## Begin
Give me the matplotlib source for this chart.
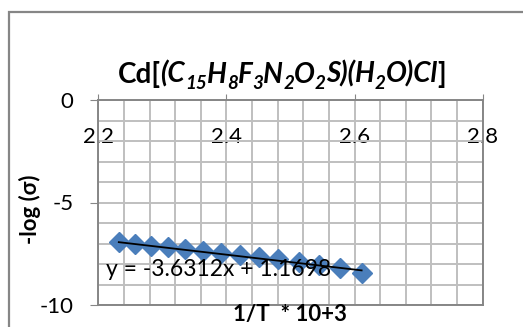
import matplotlib
matplotlib.use('Agg')
import matplotlib.pyplot as plt
from matplotlib.patches import Rectangle
from matplotlib.ticker import MultipleLocator
from matplotlib.transforms import offset_copy

# данные
inv_T = [2.232, 2.257, 2.283, 2.309, 2.336, 2.364, 2.392,
         2.421, 2.451, 2.481, 2.513, 2.545, 2.577, 2.611]
neg_log_sigma = [-6.95, -7.02, -7.10, -7.18, -7.27, -7.36, -7.45,
                 -7.55, -7.66, -7.78, -7.92, -8.06, -8.21, -8.42]
slope = -3.6312
intercept = 1.1698
x_ticks = [2.2, 2.4, 2.6, 2.8]
y_ticks = [0, -5, -10]

# заголовок по кускам: (текст, курсив, индекс)
title_parts = [('Cd[', False, False), ('(C', True, False), ('15', True, True),
               ('H', True, False), ('8', True, True), ('F', True, False),
               ('3', True, True), ('N', True, False), ('2', True, True),
               ('O', True, False), ('2', True, True), ('S)(H', True, False),
               ('2', True, True), ('O)Cl', True, False), (']', False, False)]

plt.rcParams['font.family'] = ['Lato', 'DejaVu Sans']

grid_col = '#bfbfbf'
axis_col = '#868686'
blue = '#4a7ebb'

fig = plt.figure(figsize=(5.23, 3.27), dpi=100)
fig.patches.append(Rectangle((8.5 / 523, -0.1), 1.2, (327 - 12.5) / 327 + 0.1,
                             transform=fig.transFigure, fill=False,
                             edgecolor=axis_col, linewidth=1.6))

ax = fig.add_axes([98.3 / 523, 22 / 327, 384.4 / 523, 205 / 327])
ax.set_xlim(2.2, 2.8)
ax.set_ylim(-10, 0)
ax.xaxis.set_minor_locator(MultipleLocator(0.04))
ax.yaxis.set_minor_locator(MultipleLocator(1))
ax.set_xticks(x_ticks)
ax.set_xticklabels([f'{v:g}' for v in x_ticks])
ax.set_yticks(y_ticks)
ax.set_yticklabels([f'{v:g}' for v in y_ticks])

ax.grid(True, which='both', color=grid_col, linewidth=1.4)
ax.set_axisbelow(True)
for s in ax.spines.values():
    s.set_color(axis_col)
    s.set_linewidth(1.4)

ax.tick_params(axis='x', which='major', top=True, bottom=False,
               labeltop=True, labelbottom=False, direction='out',
               length=4, color=axis_col, pad=-38, labelsize=16)
ax.tick_params(axis='x', which='minor', top=False, bottom=False)
ax.tick_params(axis='y', which='major', left=True, direction='out',
               length=6, color=axis_col, pad=12, labelsize=16)
ax.tick_params(axis='y', which='minor', left=False)

ax.plot(inv_T, neg_log_sigma, linestyle='none', marker='D',
        markersize=10, color=blue, clip_on=False, zorder=3)
x_fit = [inv_T[0], inv_T[-1]]
y_fit = [slope * v + intercept for v in x_fit]
ax.plot(x_fit, y_fit, color='black', linewidth=1.3, zorder=4)

ax.text(2.212, -8.29, f'y = {slope}x + {intercept}', fontsize=16.5,
        va='center', ha='left', zorder=5)

# заголовок: жирный, формула курсивом, индексы ниже и мельче
renderer = fig.canvas.get_renderer()
tx, ty = 0.539, 0.747
pieces = []
offs = []
xoff = 0.0
for txt, it, sub in title_parts:
    t = fig.text(tx, ty, txt, fontsize=13.5 if sub else 20, fontweight='bold',
                 style='italic' if it else 'normal', ha='left', va='baseline')
    w = t.get_window_extent(renderer).width
    pieces.append((t, sub))
    offs.append(xoff)
    xoff += w
for (t, sub), o in zip(pieces, offs):
    t.set_transform(offset_copy(fig.transFigure, fig, x=o - xoff / 2,
                                y=-6 if sub else 0, units='dots'))

fig.text(0.554, 0.037, '1/T  * 10+3', fontsize=16, fontweight='bold',
         ha='center', va='center')
fig.text(0.058, 0.36, '-log (σ)', fontsize=16, fontweight='bold',
         rotation=90, ha='center', va='center')

fig.savefig('out.png', dpi=100)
## End
• [Written request]: Do not copy the pictures, but repeat every line exactly.

• [Exercise answer]:
Give me the matplotlib source for this chart.
import matplotlib
matplotlib.use('Agg')
import matplotlib.pyplot as plt
from matplotlib.patches import Rectangle
from matplotlib.ticker import MultipleLocator
from matplotlib.transforms import offset_copy

# данные
inv_T = [2.232, 2.257, 2.283, 2.309, 2.336, 2.364, 2.392,
         2.421, 2.451, 2.481, 2.513, 2.545, 2.577, 2.611]
neg_log_sigma = [-6.95, -7.02, -7.10, -7.18, -7.27, -7.36, -7.45,
                 -7.55, -7.66, -7.78, -7.92, -8.06, -8.21, -8.42]
slope = -3.6312
intercept = 1.1698
x_ticks = [2.2, 2.4, 2.6, 2.8]
y_ticks = [0, -5, -10]

# заголовок по кускам: (текст, курсив, индекс)
title_parts = [('Cd[', False, False), ('(C', True, False), ('15', True, True),
               ('H', True, False), ('8', True, True), ('F', True, False),
               ('3', True, True), ('N', True, False), ('2', True, True),
               ('O', True, False), ('2', True, True), ('S)(H', True, False),
               ('2', True, True), ('O)Cl', True, False), (']', False, False)]

plt.rcParams['font.family'] = ['Lato', 'DejaVu Sans']

grid_col = '#bfbfbf'
axis_col = '#868686'
blue = '#4a7ebb'

fig = plt.figure(figsize=(5.23, 3.27), dpi=100)
fig.patches.append(Rectangle((8.5 / 523, -0.1), 1.2, (327 - 12.5) / 327 + 0.1,
                             transform=fig.transFigure, fill=False,
                             edgecolor=axis_col, linewidth=1.6))

ax = fig.add_axes([98.3 / 523, 22 / 327, 384.4 / 523, 205 / 327])
ax.set_xlim(2.2, 2.8)
ax.set_ylim(-10, 0)
ax.xaxis.set_minor_locator(MultipleLocator(0.04))
ax.yaxis.set_minor_locator(MultipleLocator(1))
ax.set_xticks(x_ticks)
ax.set_xticklabels([f'{v:g}' for v in x_ticks])
ax.set_yticks(y_ticks)
ax.set_yticklabels([f'{v:g}' for v in y_ticks])

ax.grid(True, which='both', color=grid_col, linewidth=1.4)
ax.set_axisbelow(True)
for s in ax.spines.values():
    s.set_color(axis_col)
    s.set_linewidth(1.4)

ax.tick_params(axis='x', which='major', top=True, bottom=False,
               labeltop=True, labelbottom=False, direction='out',
               length=4, color=axis_col, pad=-38, labelsize=16)
ax.tick_params(axis='x', which='minor', top=False, bottom=False)
ax.tick_params(axis='y', which='major', left=True, direction='out',
               length=6, color=axis_col, pad=12, labelsize=16)
ax.tick_params(axis='y', which='minor', left=False)

ax.plot(inv_T, neg_log_sigma, linestyle='none', marker='D',
        markersize=10, color=blue, clip_on=False, zorder=3)
x_fit = [inv_T[0], inv_T[-1]]
y_fit = [slope * v + intercept for v in x_fit]
ax.plot(x_fit, y_fit, color='black', linewidth=1.3, zorder=4)

ax.text(2.212, -8.29, f'y = {slope}x + {intercept}', fontsize=16.5,
        va='center', ha='left', zorder=5)

# заголовок: жирный, формула курсивом, индексы ниже и мельче
renderer = fig.canvas.get_renderer()
tx, ty = 0.539, 0.747
pieces = []
offs = []
xoff = 0.0
for txt, it, sub in title_parts:
    t = fig.text(tx, ty, txt, fontsize=13.5 if sub else 20, fontweight='bold',
                 style='italic' if it else 'normal', ha='left', va='baseline')
    w = t.get_window_extent(renderer).width
    pieces.append((t, sub))
    offs.append(xoff)
    xoff += w
for (t, sub), o in zip(pieces, offs):
    t.set_transform(offset_copy(fig.transFigure, fig, x=o - xoff / 2,
                                y=-6 if sub else 0, units='dots'))

fig.text(0.554, 0.037, '1/T  * 10+3', fontsize=16, fontweight='bold',
         ha='center', va='center')
fig.text(0.058, 0.36, '-log (σ)', fontsize=16, fontweight='bold',
         rotation=90, ha='center', va='center')

fig.savefig('out.png', dpi=100)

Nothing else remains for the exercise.